The Restatement of Trusts
The beings visited the library after closing and scoured the legal reference section. They found that embedded within the American legal code was a doctrine known as the Prudent Investor Rule. They also found something called the Restatement Third of Trusts. The Restatement, written in 1992 by the American Law Institute (ALI), strongly intimates that active management delivers inconsistent and poor results. They were especially happy to learn what the ALI had to say about market efficiency:
• Economic evidence shows that the major capital markets of this country are highly efficient, in the sense that available information is rapidly digested and reflected in market prices.
• Fiduciaries and other investors are confronted with potent evidence that the application of expertise, investigation and diligence in efforts to “beat the market” ordinarily promises little or no payoff, or even a negative payoff after taking account of research and transaction costs.
• Empirical research supporting the theory of efficient markets reveals that in such markets skilled professionals have rarely been able to identify underpriced securities with any regularity.
• Evidence shows there is little correlation between fund managers’ earlier successes and their ability to produce above-market returns in subsequent periods.
The Uniform Prudent Investor Act
They also came across the Uniform Prudent Investor Act, which governs the investment activities of trustees and is the law in virtually all states. They learned that the Act effectively makes passive investing the standard by which fiduciaries should be judged. They were pleased to see that the Act incorporates two important tenets of prudent investment management:
• Because broad diversification is fundamental to the concept of risk management, it is incorporated into the definition of prudent investing; and
• Cost control is an essential part of prudent investing.

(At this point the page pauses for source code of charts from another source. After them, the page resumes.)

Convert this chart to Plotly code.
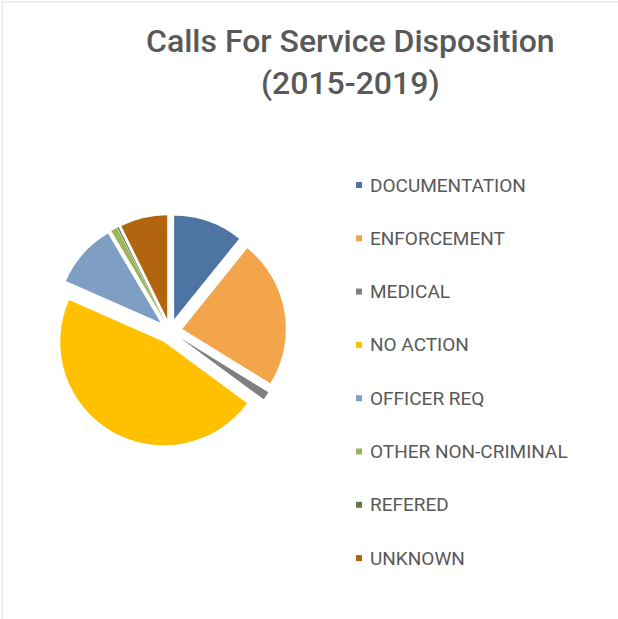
import plotly.graph_objects as go

# Share of calls for service by disposition, 2015-2019 (percent)
labels = ["DOCUMENTATION", "ENFORCEMENT", "MEDICAL", "NO ACTION",
          "OFFICER REQ", "OTHER NON-CRIMINAL", "REFERED", "UNKNOWN"]
shares = [10.8, 23.0, 1.3, 46.5, 9.9, 1.0, 0.2, 7.3]
colors = ["#4E74A3", "#F2A54A", "#7F7F7F", "#FFC000",
          "#7F9EC4", "#9DB45E", "#5E7A46", "#B3640F"]

W, H = 618, 619
FONT = "Roboto"
TEXT_COLOR = "#595959"

fig = go.Figure(go.Pie(
    labels=labels,
    values=shares,
    sort=False,
    direction="clockwise",
    rotation=0,
    pull=[0.12] * len(labels),
    marker=dict(colors=colors, line=dict(width=0)),
    textinfo="none",
    hoverinfo="label+percent",
    showlegend=False,
    domain=dict(x=[54 / W, 286 / W], y=[1 - 447 / H, 1 - 215 / H]),
))

# Legend drawn as small squares plus labels, one row per category
shapes = []
annotations = []
row0, row_step = 185, 53.3
for i, (lab, col) in enumerate(zip(labels, colors)):
    yc = row0 + i * row_step
    shapes.append(dict(type="rect", xref="paper", yref="paper",
                       x0=356 / W, x1=362 / W,
                       y0=1 - (yc + 3) / H, y1=1 - (yc - 3) / H,
                       fillcolor=col, line=dict(width=0)))
    annotations.append(dict(text=lab, xref="paper", yref="paper",
                            x=368 / W, y=1 - yc / H,
                            xanchor="left", yanchor="middle", showarrow=False,
                            font=dict(family=FONT, size=19, color=TEXT_COLOR)))

# Thin chart-area border along the top and left edges
shapes.append(dict(type="line", xref="paper", yref="paper",
                   x0=2 / W, x1=1, y0=1 - 2 / H, y1=1 - 2 / H,
                   line=dict(color="#D9D9D9", width=1)))
shapes.append(dict(type="line", xref="paper", yref="paper",
                   x0=2 / W, x1=2 / W, y0=0, y1=1 - 2 / H,
                   line=dict(color="#D9D9D9", width=1)))

annotations.append(dict(text="Calls For Service Disposition<br>(2015-2019)",
                        xref="paper", yref="paper", x=350 / W, y=1 - 20 / H,
                        xanchor="center", yanchor="top", showarrow=False,
                        align="center",
                        font=dict(family=FONT, size=32, weight=500,
                                  color=TEXT_COLOR)))

fig.update_layout(
    width=W, height=H,
    margin=dict(l=0, r=0, t=0, b=0),
    paper_bgcolor="white",
    plot_bgcolor="white",
    shapes=shapes,
    annotations=annotations,
)

fig.write_html("out.html")
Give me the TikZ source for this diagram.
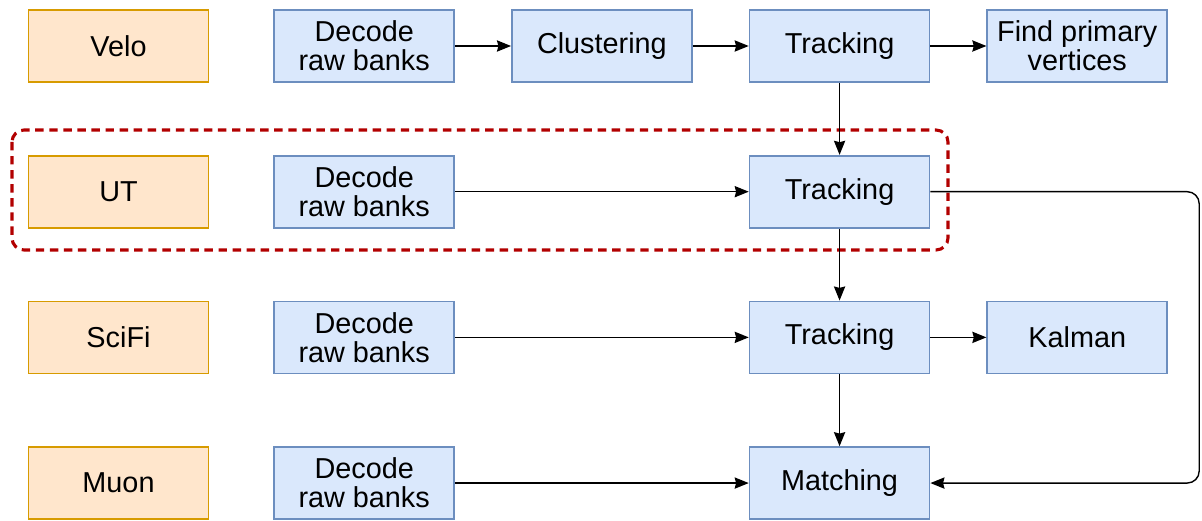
\documentclass[tikz,border=0pt]{standalone}
\usepackage{fontspec}
\setmainfont{Liberation Sans}
\usetikzlibrary{arrows.meta,positioning}

\definecolor{detfill}{HTML}{FFE6CC}
\definecolor{detline}{HTML}{D79B00}
\definecolor{algfill}{HTML}{DAE8FC}
\definecolor{algline}{HTML}{6C8EBF}
\definecolor{utred}{HTML}{B20000}

\begin{document}
\begin{tikzpicture}[
      det/.style={draw=detline, fill=detfill, line width=1.2pt, minimum width=4.5cm, minimum height=1.8cm, inner sep=2pt, align=center, font=\fontsize{20.5}{20.8}\selectfont},
      alg/.style={det, draw=algline, fill=algfill},
      flow/.style={-{Stealth[length=10pt, width=8pt, inset=1pt]}, line width=1pt},
    ]
      \useasboundingbox (0,0) rectangle (30.05,-13.025);
      % detectors
      \node[det] (velo) at (2.9625,-1.15) {Velo};
      \node[det, below=1.8cm of velo] (ut) {UT};
      \node[det, below=1.8cm of ut] (scifi) {SciFi};
      \node[det, below=1.8cm of scifi] (muon) {Muon};
      % velo
      \node[alg, right=1.6cm of velo] (veloDecode) {Decode\\raw banks};
      \node[alg, right=1.4cm of veloDecode] (veloClust) {Clustering};
      \node[alg, right=1.4cm of veloClust] (veloTrack) {Tracking};
      \node[alg, right=1.4cm of veloTrack] (pv) {Find primary\\vertices};
      % ut
      \node[alg, right=1.6cm of ut] (utDecode) {Decode\\raw banks};
      \node[alg, below=1.8cm of veloTrack] (utTrack) {Tracking};
      % scifi
      \node[alg, right=1.6cm of scifi] (scifiDecode) {Decode\\raw banks};
      \node[alg, below=1.8cm of utTrack] (scifiTrack) {Tracking};
      \node[alg, right=1.4cm of scifiTrack] (kalman) {Kalman};
      % muon
      \node[alg, right=1.6cm of muon] (muonDecode) {Decode\\raw banks};
      \node[alg, below=1.8cm of scifiTrack] (match) {Matching};

      \draw[utred, line width=2.2pt, dash pattern=on 6pt off 4pt, rounded corners=0.3cm]
        (0.3,-3.25) rectangle (23.7,-6.25);

      \draw[flow] (veloDecode) -- (veloClust);
      \draw[flow] (veloClust) -- (veloTrack);
      \draw[flow] (veloTrack) -- (pv);
      \draw[flow] (veloTrack) -- (utTrack);
      \draw[flow] (utDecode) -- (utTrack);
      \draw[flow] (utTrack) -- (scifiTrack);
      \draw[flow] (scifiDecode) -- (scifiTrack);
      \draw[flow] (scifiTrack) -- (kalman);
      \draw[flow] (scifiTrack) -- (match);
      \draw[flow] (muonDecode) -- (match);
      \draw[flow, rounded corners=0.3cm] (utTrack.east) -- ++(6.72,0) |- (match.east);
    \end{tikzpicture}
\end{document}
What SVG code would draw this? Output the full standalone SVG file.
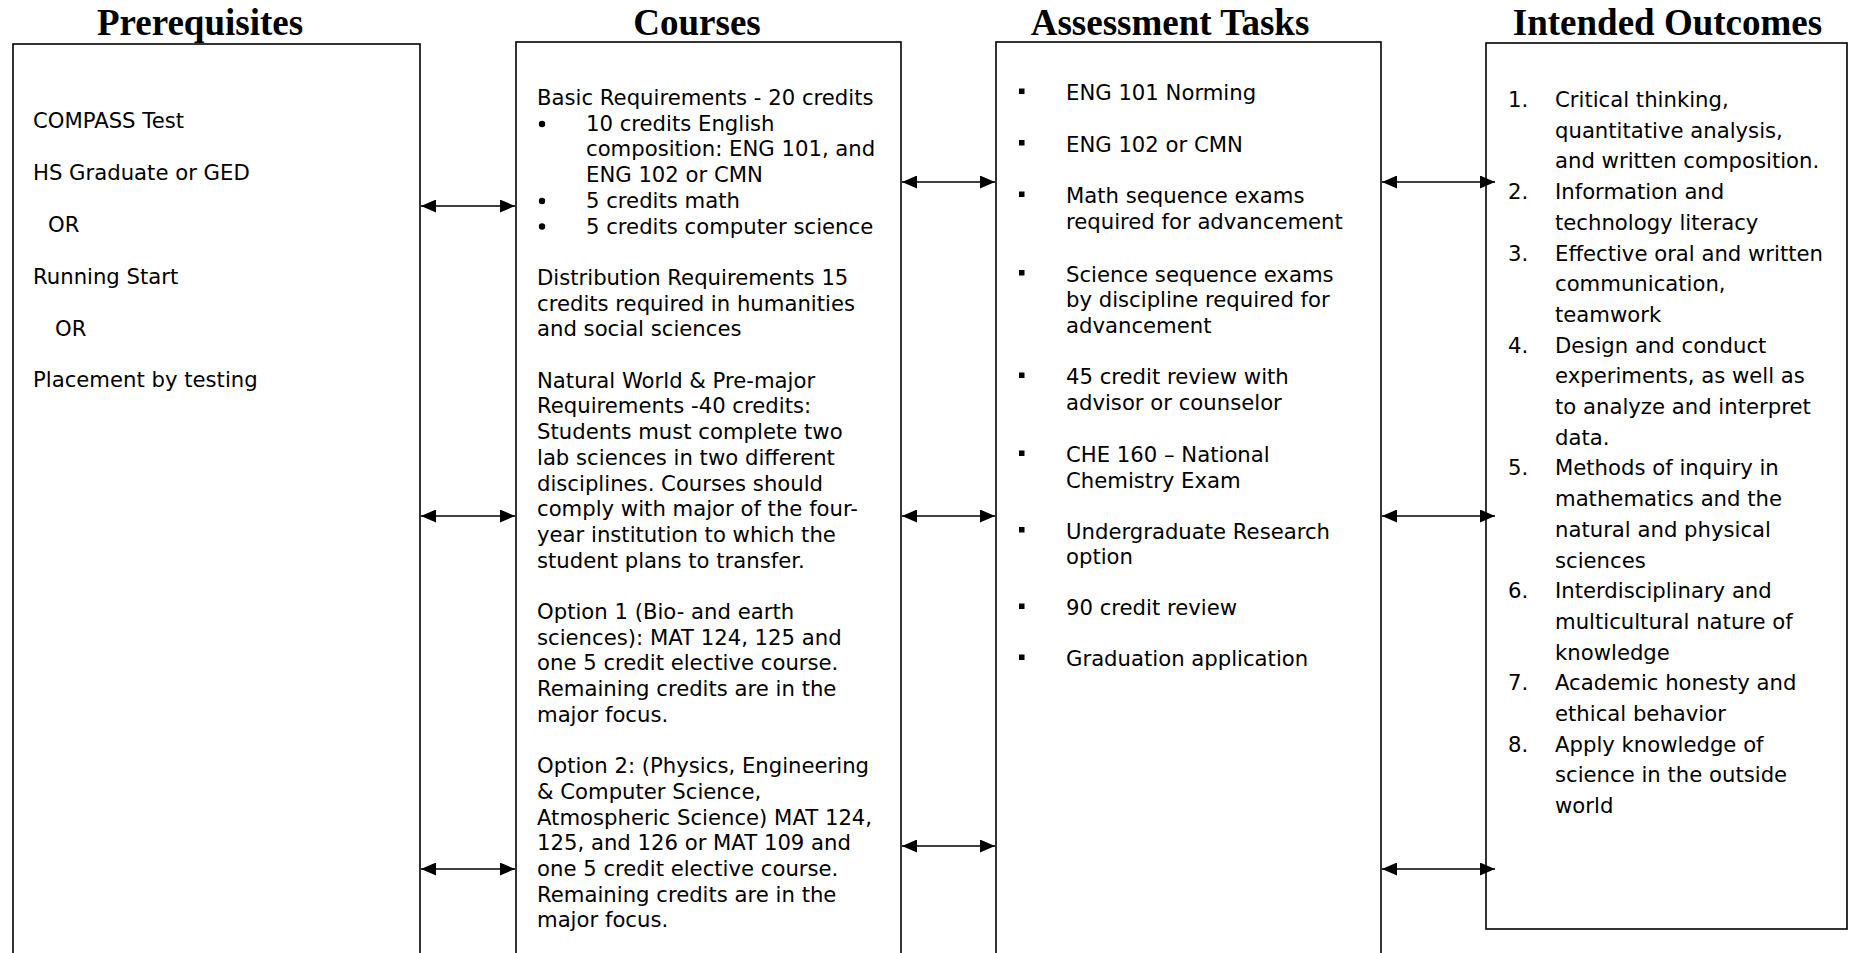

They also noted that the Act gives trustees the authority to delegate their responsibilities, as a prudent investor would. Thus, trustees/ investors who do not have the knowledge, skill, time or interest to prudently manage a portfolio should delegate that responsibility to an advisor who does.
Malfeasance and misfeasance
The beings were also interested to find the following analysis from Michael G. Sher of the University of Minnesota’s Carlson School of Management:
• “Ethical malfeasance” occurs when an investment manager does something deliberately or conceals it (e.g., the manager knows that he’s too drunk to drive, but drives anyway). For example, consider the manager who invests intentionally at a higher level of risk than the client chose without informing the client and then subsequently generates a higher return than expected. The manager attributes the excess return to its superior investment skill.
• “Ethical misfeasance” occurs when an investment manager does something by accident (e.g., the manager really believes that he’s sober enough to drive). Thus, the manager doesn’t know what he's doing and shouldn’t be managing money.
The ethical way to invest
Sher concluded: “Managing money in an efficient market without investing passively is investment malfeasance.” He added: “Not knowing that such a market is efficient is investment misfeasance.” In either case, he believed that “such conduct may be imprudent per se (i.e., there’s no excuse for the manager to be driving).”
The bottom line is that Sher was convinced that passive investing is the ethical way to invest.
After reading these various documents, the beings realised that most investors did have ready access to the prudent investment approach. They felt assured that all was not lost.
Sohe beings left New York with the knowledge that investors need not accept the popular but flawed investment strategy of active management. They were pleased that investors were at least able to access the prudent investment alternative of passive asset class investing.
Sad and dismayed
However, they were dismayed at how long it was taking most of Earth’s investors to learn what the beings had known for thousands of years.
They were also sad to learn that many of the yachts that were anchored in the marinas of Lower Manhattan belonged to the investment bankers and fund sponsors, when they should have belonged to the investors.
The moral of the tale
The prudent investment strategy is available to all investors. All anyone needs to do is take a trip to their public library.
Postscript
When my first book was published in 1998, the percentage of assets invested in passive strategies was in the single digits. By 2020, that figure had risen to about 50 percent.